One car (toyota)the gauge didnt register full. After opening the fuel tank to take the sender unit out i found the float bowl had a pin hole in it and some fuel got in causing it to sit lower in the tank therefore giving a lower fuel reading.
Second car was my GTR on its first track test day. I always went on track with half a tank on each session. This would give me approx 6 laps till the emergency light would flicker occasionaly, sending me back into the pits for more fuel. On one session i noticed that my fuel gauge stopped dropping less than one quarter of a tank so i just kept going in for fuel realising something was wrong with the gauge and not wanting to lean out and destroy the engine.
Got home, pulled out the fuel sender unit in tank, tested, all looked good.
Put my arm into the tank to see if their was any rubbish down the bottom and was surprised to find 5 parts of an old fuel pump and pickup assembly in the bottom.
The last lazy bastard that up rated the fuel pump decieded to leave half of the old assembly in the tank and this jammed the sender unit.
Just food for thought.
A lot of fuel gauges use a bimetallic strip with a coil of heating wire around the strip.
The sender unit in the tank is a float with its arm attached to a rheostat which is a fancy name for a coil of resistance wire.
The idea is the fuller the tank the higher the float which gives a lower resistance.
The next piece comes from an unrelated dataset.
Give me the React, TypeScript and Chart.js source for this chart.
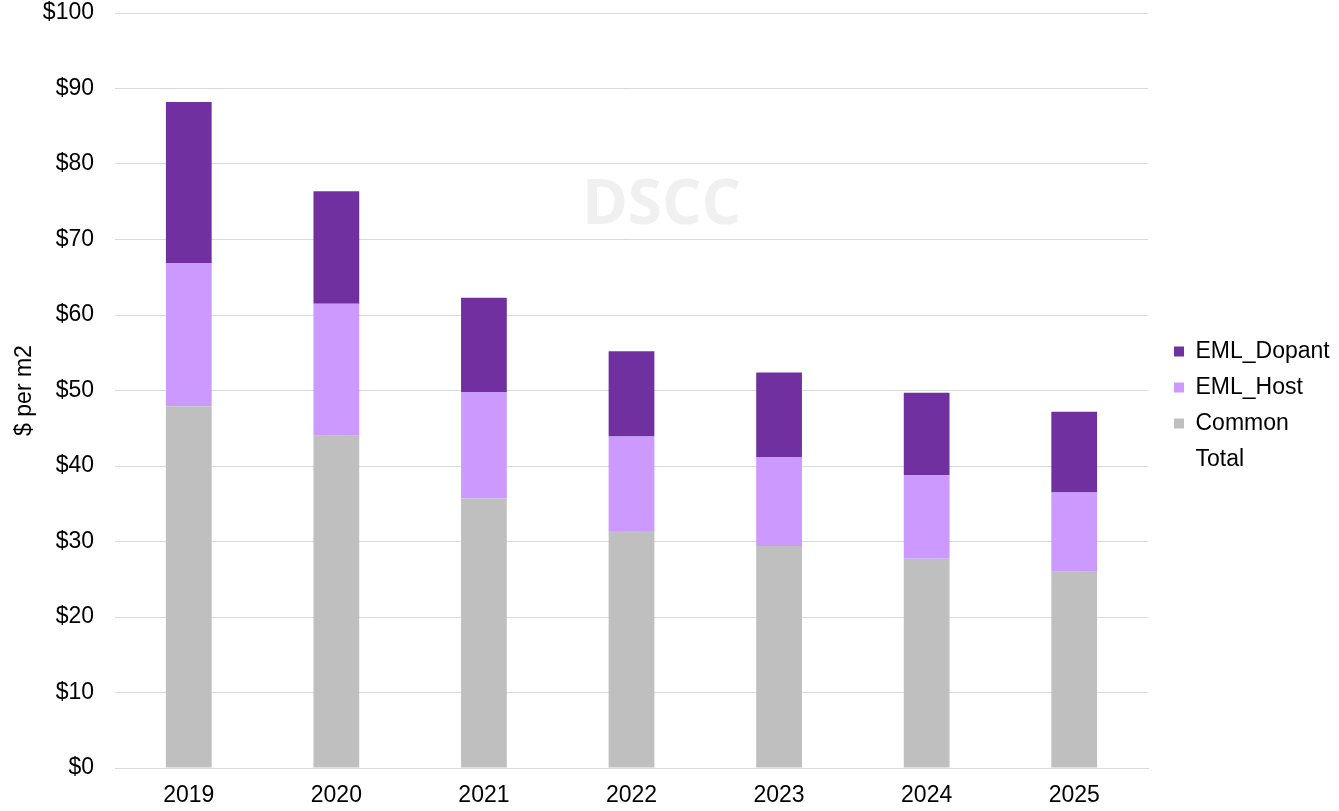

The current flows through the coil of heating wire on the bimetallic strip.
More current more heat and the gauge reads higher. Thus when the tank is empty the sender float is low in the tank the resistance is high the gauge does not have much current to heat the strip and it reads empty.
Problems can occur if the coil of resistance wire or wiper arm on the sender wear out which can result in no operation or intermittent operation. I’ve seen gauges where the needle sticks where it leavers off the heated biometric strip.
If that’s the case careful cleaning with contact cleaner and a very light smear of Teflon grease should fix it.
Most of these type of setup have a voltage regulator module on the back of the dash too. The gauges fuel and temp don’t normally run on straight 12 volts there feed via a regulator at something like 8 volts. That’s so variations in battery voltage don’t translate into higher or lower gauge readings.
You should be able to put say 12 volts across the gauge and it should jump to full.
The fuel sender can be measured with an ohm meter if you can get to it and the voltage regulator normally has three terminals input, ground and output so a voltmeter will tell you its status.
Thanks guys for all your thoughts and comments.
These late model gauges use something that looks like a small "motor". It's approx 25mm in diameter, and has what looks like hundreds of turns of copper wire in four "humps" - like you'd see inside a permanent magnet DC motor when looking at the armature - only the coils stay stationary and the shaft turns!
I don't think there's anything wrong with the sender, although I have yet to meter that and see.. but the problem at the moment is the gauge itself.
On the circuit board that this "motor" sits on are two resistors - seem to be 1/2 watt and maybe 1 watt respectively. The "motor" has four terminals.